Omit the pictures and print exactly the lines of the listing below, starting at the first and ending at the line containing "3.5, 3.75, 4];".

── Recorded information ──

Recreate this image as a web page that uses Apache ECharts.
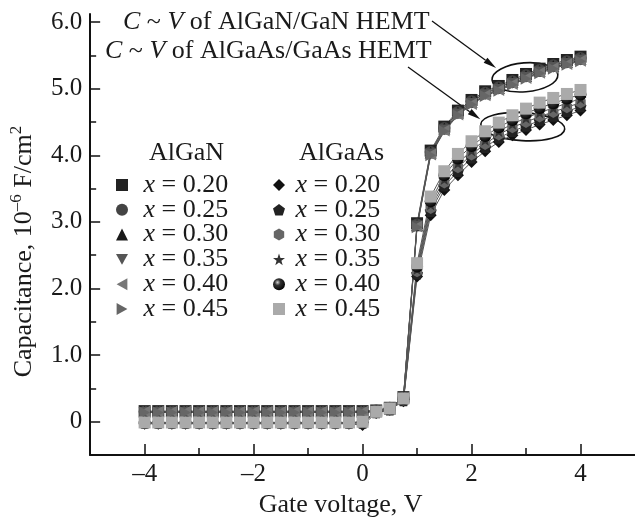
<!DOCTYPE html>
<html>
<head>
<meta charset="utf-8">
<script src="https://cdn.jsdelivr.net/npm/echarts@6/dist/echarts.min.js"></script>
<style>
  html, body { margin: 0; padding: 0; background: #fff; }
  #chart { width: 635px; height: 523px; }
</style>
</head>
<body>
<div id="chart"></div>
<script>
// gate voltage, V (step 0.25)
const voltage = [-4, -3.75, -3.5, -3.25, -3, -2.75, -2.5, -2.25, -2, -1.75, -1.5, -1.25, -1, -0.75, -0.5, -0.25,
    0, 0.25, 0.5, 0.75, 1, 1.25, 1.5, 1.75, 2, 2.25, 2.5, 2.75, 3, 3.25, 3.5, 3.75, 4];

// capacitance, 10^-6 F/cm^2 -- AlGaN/GaN HEMT
const algan_020 = [0.16, 0.16, 0.16, 0.16, 0.16, 0.16, 0.16, 0.16, 0.16, 0.16, 0.16, 0.16, 0.16, 0.16, 0.16, 0.16,
    0.16, 0.17, 0.21, 0.37, 2.98, 4.07, 4.43, 4.67, 4.83, 4.96, 5.04, 5.13, 5.22, 5.30, 5.37, 5.43, 5.48];
const algan_025 = [0.15, 0.15, 0.15, 0.15, 0.15, 0.15, 0.15, 0.15, 0.15, 0.15, 0.15, 0.15, 0.15, 0.15, 0.15, 0.15,
    0.15, 0.17, 0.21, 0.36, 2.96, 4.05, 4.41, 4.65, 4.81, 4.94, 5.02, 5.11, 5.20, 5.28, 5.35, 5.41, 5.46];
const algan_030 = [0.15, 0.15, 0.15, 0.15, 0.15, 0.15, 0.15, 0.15, 0.15, 0.15, 0.15, 0.15, 0.15, 0.15, 0.15, 0.15,
    0.15, 0.16, 0.20, 0.36, 2.95, 4.04, 4.40, 4.64, 4.80, 4.93, 5.01, 5.10, 5.19, 5.27, 5.34, 5.40, 5.45];
const algan_035 = [0.14, 0.14, 0.14, 0.14, 0.14, 0.14, 0.14, 0.14, 0.14, 0.14, 0.14, 0.14, 0.14, 0.14, 0.14, 0.14,
    0.14, 0.16, 0.20, 0.35, 2.94, 4.02, 4.38, 4.62, 4.78, 4.91, 4.99, 5.08, 5.17, 5.25, 5.32, 5.38, 5.43];
const algan_040 = [0.15, 0.15, 0.15, 0.15, 0.15, 0.15, 0.15, 0.15, 0.15, 0.15, 0.15, 0.15, 0.15, 0.15, 0.15, 0.15,
    0.15, 0.16, 0.20, 0.35, 2.93, 4.01, 4.37, 4.61, 4.77, 4.90, 4.98, 5.07, 5.16, 5.24, 5.31, 5.37, 5.42];
const algan_045 = [0.14, 0.14, 0.14, 0.14, 0.14, 0.14, 0.14, 0.14, 0.14, 0.14, 0.14, 0.14, 0.14, 0.14, 0.14, 0.14,
    0.14, 0.15, 0.19, 0.34, 2.92, 4.00, 4.36, 4.60, 4.76, 4.89, 4.97, 5.06, 5.15, 5.23, 5.30, 5.36, 5.41];

// capacitance, 10^-6 F/cm^2 -- AlGaAs/GaAs HEMT
const algaas_020 = [-0.03, -0.03, -0.03, -0.03, -0.03, -0.03, -0.03, -0.03, -0.03, -0.03, -0.03, -0.03, -0.03, -0.03, -0.03, -0.03,
    -0.05, 0.13, 0.18, 0.31, 2.18, 3.10, 3.48, 3.70, 3.90, 4.06, 4.20, 4.30, 4.38, 4.46, 4.53, 4.60, 4.67];
const algaas_025 = [-0.02, -0.02, -0.02, -0.02, -0.02, -0.02, -0.02, -0.02, -0.02, -0.02, -0.02, -0.02, -0.02, -0.02, -0.02, -0.02,
    -0.02, 0.14, 0.18, 0.32, 2.22, 3.16, 3.54, 3.76, 3.96, 4.12, 4.26, 4.36, 4.44, 4.52, 4.59, 4.66, 4.73];
const algaas_030 = [-0.02, -0.02, -0.02, -0.02, -0.02, -0.02, -0.02, -0.02, -0.02, -0.02, -0.02, -0.02, -0.02, -0.02, -0.02, -0.02,
    -0.01, 0.14, 0.19, 0.33, 2.26, 3.21, 3.59, 3.82, 4.01, 4.17, 4.31, 4.42, 4.50, 4.58, 4.65, 4.72, 4.79];
const algaas_035 = [-0.01, -0.01, -0.01, -0.01, -0.01, -0.01, -0.01, -0.01, -0.01, -0.01, -0.01, -0.01, -0.01, -0.01, -0.01, -0.01,
    -0.01, 0.14, 0.19, 0.33, 2.29, 3.26, 3.64, 3.88, 4.07, 4.23, 4.36, 4.47, 4.56, 4.64, 4.71, 4.78, 4.85];
const algaas_040 = [-0.02, -0.02, -0.02, -0.02, -0.02, -0.02, -0.02, -0.02, -0.02, -0.02, -0.02, -0.02, -0.02, -0.02, -0.02, -0.02,
    -0.01, 0.15, 0.20, 0.34, 2.33, 3.31, 3.70, 3.95, 4.14, 4.29, 4.42, 4.53, 4.63, 4.71, 4.78, 4.85, 4.91];
const algaas_045 = [-0.01, -0.01, -0.01, -0.01, -0.01, -0.01, -0.01, -0.01, -0.01, -0.01, -0.01, -0.01, -0.01, -0.01, -0.01, -0.01,
    0.00, 0.15, 0.20, 0.35, 2.38, 3.38, 3.76, 4.02, 4.21, 4.36, 4.49, 4.60, 4.70, 4.79, 4.86, 4.92, 4.98];

const x_ticks = [-4, -2, 0, 2, 4];
const x_minor_ticks = [-3, -1, 1, 3];
const y_ticks = [0, 1, 2, 3, 4, 5, 6];
const y_minor_ticks = [0.5, 1.5, 2.5, 3.5, 4.5, 5.5];

const FONT = 'Liberation Serif';
const INK = '#1a1a1a';

const sphere = {
    type: 'radial', x: 0.38, y: 0.35, r: 0.7,
    colorStops: [{offset: 0, color: '#d0d0d0'}, {offset: 0.35, color: '#333'}, {offset: 1, color: '#000'}]
};

const P_DOWN = 'path://M0,0L10,0L5,9z';
const P_LEFT = 'path://M0,5L9,0L9,10z';
const P_RIGHT = 'path://M0,0L9,5L0,10z';
const P_PENT = 'path://M5,0L10,3.6L8.1,9.5L1.9,9.5L0,3.6z';
const P_HEX = 'path://M5,0L9.33,2.5L9.33,7.5L5,10L0.67,7.5L0.67,2.5z';
const P_STAR = 'path://M5,0L6.18,3.6L9.76,3.6L6.9,5.8L7.94,9.3L5,7.2L2.06,9.3L3.1,5.8L0.24,3.6L3.82,3.6z';

function gen_series(name, values, symbol, color) {
    return {
        name: name,
        type: 'line',
        data: voltage.map((v, i) => [v, values[i]]),
        symbol: symbol,
        symbolSize: 12,
        symbolKeepAspect: true,
        itemStyle: {color: color},
        lineStyle: {color: '#555', width: 1},
        emphasis: {disabled: true},
        animation: false
    };
}

const algan_list = [
    ['AlGaN 0.20', algan_020, 'rect', '#222'],
    ['AlGaN 0.25', algan_025, 'circle', '#444'],
    ['AlGaN 0.30', algan_030, 'triangle', '#1a1a1a'],
    ['AlGaN 0.35', algan_035, P_DOWN, '#555'],
    ['AlGaN 0.40', algan_040, P_LEFT, '#777'],
    ['AlGaN 0.45', algan_045, P_RIGHT, '#666'],
];
const algaas_list = [
    ['AlGaAs 0.20', algaas_020, 'diamond', '#111'],
    ['AlGaAs 0.25', algaas_025, P_PENT, '#222'],
    ['AlGaAs 0.30', algaas_030, P_HEX, '#666'],
    ['AlGaAs 0.35', algaas_035, P_STAR, '#333'],
    ['AlGaAs 0.40', algaas_040, 'circle', sphere],
    ['AlGaAs 0.45', algaas_045, 'rect', '#aaa'],
];

let series = [];
algan_list.forEach(s => series.push(gen_series(s[0], s[1], s[2], s[3])));
algaas_list.forEach(s => series.push(gen_series(s[0], s[1], s[2], s[3])));

function gen_legend(list, left, text_pad) {
    return {
        orient: 'vertical',
        left: left,
        top: 167,
        itemWidth: 12,
        itemHeight: 12,
        itemGap: -1.2,
        selectedMode: false,
        data: list.map(s => ({name: s[0], icon: s[2]})),
        formatter: name => '{i|x} = ' + name.split(' ')[1],
        textStyle: {
            fontFamily: FONT, fontSize: 26, color: INK, lineHeight: 24, padding: [0, 0, 0, text_pad],
            rich: {i: {fontFamily: FONT, fontSize: 26, fontStyle: 'italic', color: INK, lineHeight: 24}}
        }
    };
}

const axis_font = {fontFamily: FONT, fontSize: 25, color: INK};

let option = {
    animation: false,
    grid: {left: 90, right: 0, top: 14, bottom: 64, containLabel: false},
    legend: [gen_legend(algan_list, 111, 10.5), gen_legend(algaas_list, 268, 5.5)],
    xAxis: [{
        type: 'value', min: -5, max: 5, interval: 1,
        position: 'bottom',
        axisLine: {onZero: false, lineStyle: {color: '#111', width: 2}},
        axisTick: {inside: true, length: 11, customValues: x_ticks, lineStyle: {color: '#111', width: 1.5}},
        axisLabel: Object.assign({customValues: x_ticks, margin: 7,
            formatter: v => (v < 0 ? '\u2013' + Math.abs(v) : String(v))}, axis_font),
        splitLine: {show: false},
        name: 'Gate voltage, V',
        nameLocation: 'middle',
        nameGap: 29,
        nameTextStyle: Object.assign({padding: [0, 44, 0, 0]}, axis_font, {fontSize: 26})
    }, {
        type: 'value', min: -5, max: 5, interval: 1,
        position: 'bottom',
        axisLine: {show: false, onZero: false},
        axisTick: {inside: true, length: 7, customValues: x_minor_ticks, lineStyle: {color: '#111', width: 1.5}},
        axisLabel: {show: false},
        splitLine: {show: false}
    }],
    yAxis: [{
        type: 'value', min: -0.5, max: 6.12, interval: 0.5,
        position: 'left',
        axisLine: {onZero: false, lineStyle: {color: '#111', width: 2}},
        axisTick: {inside: true, length: 10, customValues: y_ticks, lineStyle: {color: '#111', width: 1.5}},
        axisLabel: Object.assign({customValues: y_ticks, margin: 8,
            formatter: v => (v === 0 ? '0' : v.toFixed(1))}, axis_font),
        splitLine: {show: false},
        name: 'Capacitance, 10{sup|\u20136} F/cm{sup|2}',
        nameLocation: 'middle',
        nameGap: 44,
        nameTextStyle: Object.assign({}, axis_font, {
            fontSize: 26, lineHeight: 32, padding: [0, 34, 0, 0],
            rich: {sup: {fontFamily: FONT, fontSize: 17, color: INK, verticalAlign: 'top'}}
        })
    }, {
        type: 'value', min: -0.5, max: 6.12, interval: 0.5,
        position: 'left',
        axisLine: {show: false, onZero: false},
        axisTick: {inside: true, length: 6, customValues: y_minor_ticks, lineStyle: {color: '#111', width: 1.5}},
        axisLabel: {show: false},
        splitLine: {show: false}
    }],
    series: series
};

let chart = echarts.init(document.getElementById('chart'), null, {renderer: 'canvas'});
chart.setOption(option);

// annotations: headers, captions, arrows and ellipses
function arrow(p1, p2) {
    let ang = Math.atan2(p2[1] - p1[1], p2[0] - p1[0]);
    let L = 13, W = 3.2;
    let bx = p2[0] - L * Math.cos(ang), by = p2[1] - L * Math.sin(ang);
    let nx = -Math.sin(ang) * W, ny = Math.cos(ang) * W;
    return [
        {type: 'line', shape: {x1: p1[0], y1: p1[1], x2: bx, y2: by}, style: {stroke: '#111', lineWidth: 1.3}},
        {type: 'polygon', shape: {points: [p2, [bx + nx, by + ny], [bx - nx, by - ny]]}, style: {fill: '#111'}}
    ];
}

const caption_rich = {i: {fontFamily: FONT, fontSize: 26, fontStyle: 'italic', fill: INK}};
function caption(text, x, y) {
    return {
        type: 'text', x: x, y: y,
        style: {text: text, fontFamily: FONT, fontSize: 26, fill: INK, verticalAlign: 'middle', rich: caption_rich}
    };
}

let to_px = p => chart.convertToPixel({gridIndex: 0}, p);
let e1 = to_px([2.98, 5.17]);
let e2 = to_px([2.94, 4.43]);

let graphics = [
    {type: 'text', x: 149, y: 153, style: {text: 'AlGaN', fontFamily: FONT, fontSize: 26, fill: INK, verticalAlign: 'middle'}},
    {type: 'text', x: 299, y: 153, style: {text: 'AlGaAs', fontFamily: FONT, fontSize: 26, fill: INK, verticalAlign: 'middle'}},
    caption('{i|C} ~ {i|V} of AlGaN/GaN HEMT', 123, 22),
    caption('{i|C} ~ {i|V} of AlGaAs/GaAs HEMT', 105, 51),
    {type: 'ellipse', x: e1[0], y: e1[1], rotation: 0.08, shape: {cx: 0, cy: 0, rx: 33, ry: 14.5},
        style: {fill: 'none', stroke: '#111', lineWidth: 1.6}},
    {type: 'ellipse', x: e2[0], y: e2[1], rotation: -0.06, shape: {cx: 0, cy: 0, rx: 42, ry: 14},
        style: {fill: 'none', stroke: '#111', lineWidth: 1.6}},
].concat(arrow([432, 21], to_px([2.45, 5.31])), arrow([408, 67], to_px([2.16, 4.54])));

chart.setOption({graphic: graphics});
</script>
</body>
</html>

───

• **Solution**
Recreate this image as a web page that uses Apache ECharts.
<!DOCTYPE html>
<html>
<head>
<meta charset="utf-8">
<script src="https://cdn.jsdelivr.net/npm/echarts@6/dist/echarts.min.js"></script>
<style>
  html, body { margin: 0; padding: 0; background: #fff; }
  #chart { width: 635px; height: 523px; }
</style>
</head>
<body>
<div id="chart"></div>
<script>
// gate voltage, V (step 0.25)
const voltage = [-4, -3.75, -3.5, -3.25, -3, -2.75, -2.5, -2.25, -2, -1.75, -1.5, -1.25, -1, -0.75, -0.5, -0.25,
    0, 0.25, 0.5, 0.75, 1, 1.25, 1.5, 1.75, 2, 2.25, 2.5, 2.75, 3, 3.25, 3.5, 3.75, 4];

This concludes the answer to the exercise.